First, is this op-ed in Education Week by Rick Hess, a fellow at the conservative American Education Institute. Mr. Hess is concerned about certain criticisms of charter schools in Washington, D.C., specifically, that critics of these charter schools will not be able to "meet the needs of low-performing, English-language learners and special education students." Mr. Hess believes that highest achieving students in the D.C. area deserve to have access to better performing private/public charter schools, and that it is unfair for bureaucrats to prevent the upward mobility of these inner-city students because of the needs of low-performing students.
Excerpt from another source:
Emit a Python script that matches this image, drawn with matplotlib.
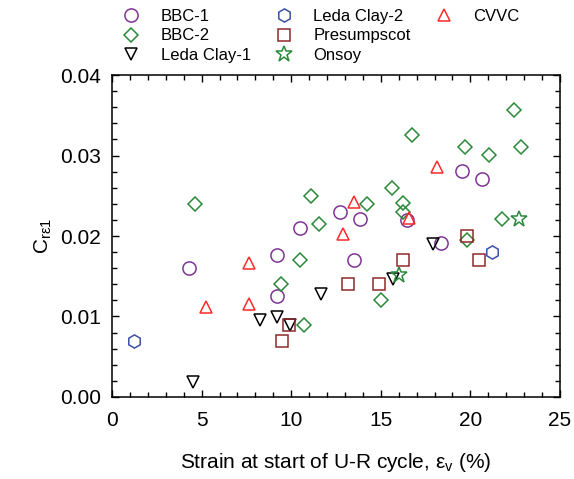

He goes on to say that "the notion that families and students in DC shouldn't have access to a high quality liberal arts curriculum just because many students in DC need something more remedial in scope strikes me as a perverse vision of 'social justice.'"
I disagree.
Second, is this piece from Disabled World on the social construction of disability, a topic that I briefly touched upon yesterday, by Wendy Taormina-Weiss. Ms. Taormina-Weiss emphasizes the application of new technologies such as email, web conferences, and cell phones, that allow persons with disabilities the ability to access situations in which they do not manifest themselves as disabled. She says:
The world today still finds many people viewing those who experience forms of disabilities in ways that are incorrect or misconceived. For example, some people still view the experience of a disability as the person’s entire life instead of something that is located within their body or mind and merely a part of who they are. Social constructions identifying people with disabilities with the diagnosis they have received from a physician such as autism, intellectual disability, cognitive disorders, or many other forms of disabilities identified through use of medical terminology are still used to label and somehow construct the entire perceptions of some in association with a person who experiences a disability.